Even Ahmed worked long days, cleaning at a barbershop and at a supermarket.

After the boy came to Canada, he kept asking Ribahi if he could work.

"He thought this is what you should do. That's all he knew," Ribahi said.

When Ribahi's group, the Hants East Assisting Refugee Team Society (HEART), saw the family on the list of people available for refugee sponsorship, they knew it was the right match. They wanted to make a big difference for a big family.

Enfield Weekly Press

Waiting for their arrival was like awaiting the birth of a baby, say Ribahi and Natalie Horne, another member of HEART.

And that day — "a perfect day," said Horne — lived up to their expectations.

"They were so excited and they were this beautiful, shiny, happy family who were so grateful to have had the opportunity to start a new life in Canada," Horne said.

A large contingent of well-wishers waited at the airport, and a convoy of vehicles brought the family to their new home in Elmsdale.
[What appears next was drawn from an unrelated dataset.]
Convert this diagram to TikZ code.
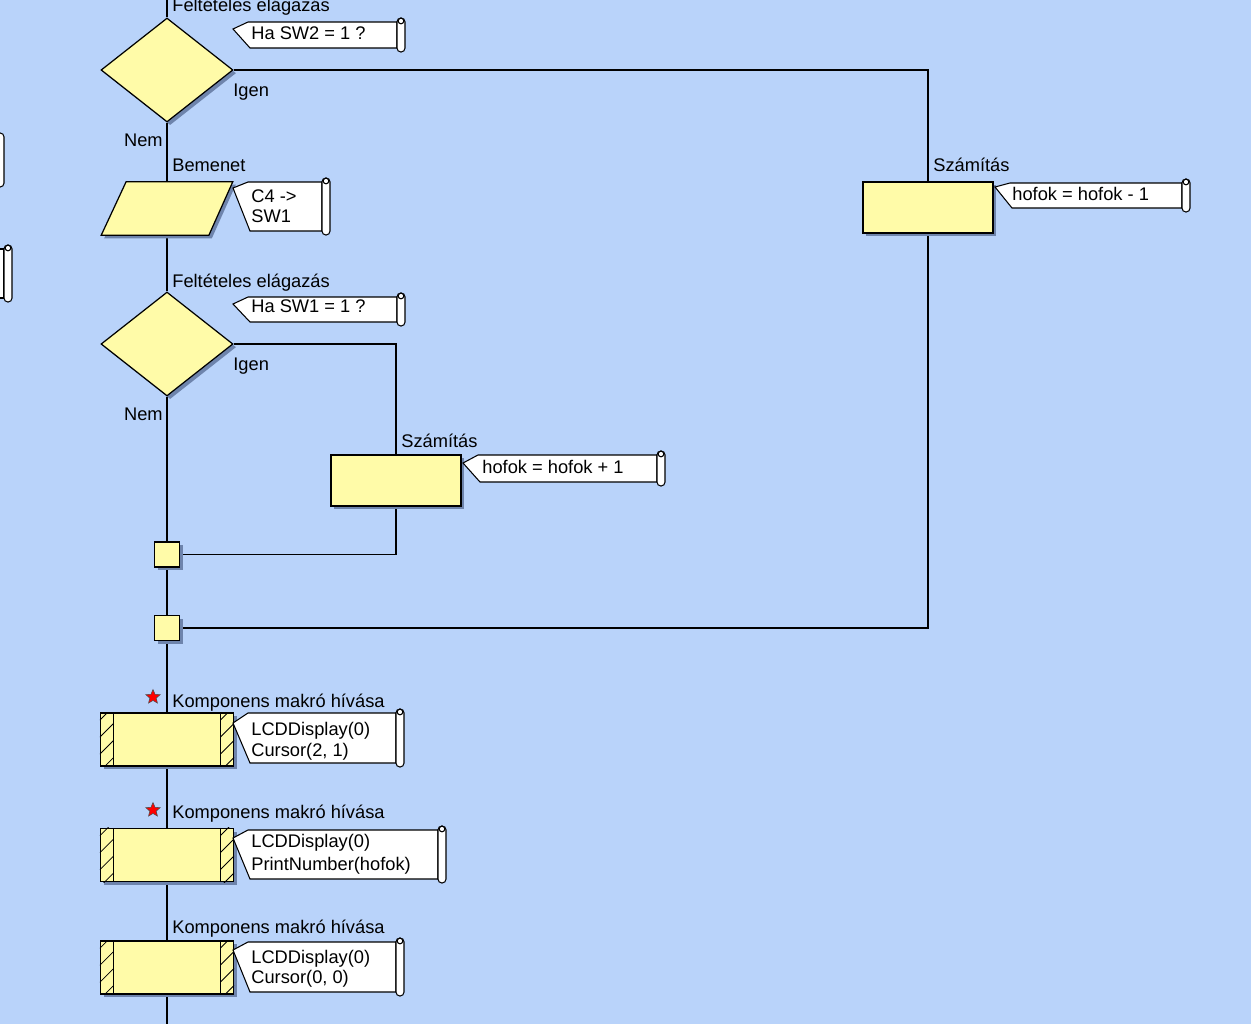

The local newspaper, the Enfield Weekly Press, posted a video of their arrival at the Halifax airport. 

They moved to the house in Halifax's Spryfield neighbourhood in 2018, but planned to move back to Elmsdale on March 1 because the kids missed their old schools and the support they had from the community. 

The generosity of Canadians who welcomed them and supported them was something they couldn't quite get over, said Ribahi.

"That was their biggest question: 'Why would the people do that?' And the answer was, 'We like to share what we have here.'"

The day after they got here, HEART held a party for the family and Ribahi made everyone sing Happy Birthday four times — once for each of the four kids who had recently celebrated a birthday.

Little things, like getting Halloween treats or being able to ride their bikes on the streets without fear, meant a lot to the children.

They were this beautiful, shiny, happy family who were so grateful to have had the opportunity to start a new life in Canada. - Natalie Horne

"What we take for granted was big for them," Ribahi said. "Just enjoying being a kid, something they never enjoyed too much there in the last few years of their life before they arrived to Canada."

Horne said the tragedy still doesn't feel real to her and the group members who are mourning for the family.

Right now, the group is focusing on trying to bring other immediate family members over from Lebanon, including Kawthar's mother and brother.

"It's going to be an incredibly long road to recovery for both parents," said Horne. 

She said the group is thankful for the support that has flooded in from across the country. But she cautioned the need for help will continue for a long time.

"They're going to need support in six months, in a year and two years because this isn't going away for them.... So I just hope that people continue to keep the Barhos and this family in their heart long after it's left the headlines."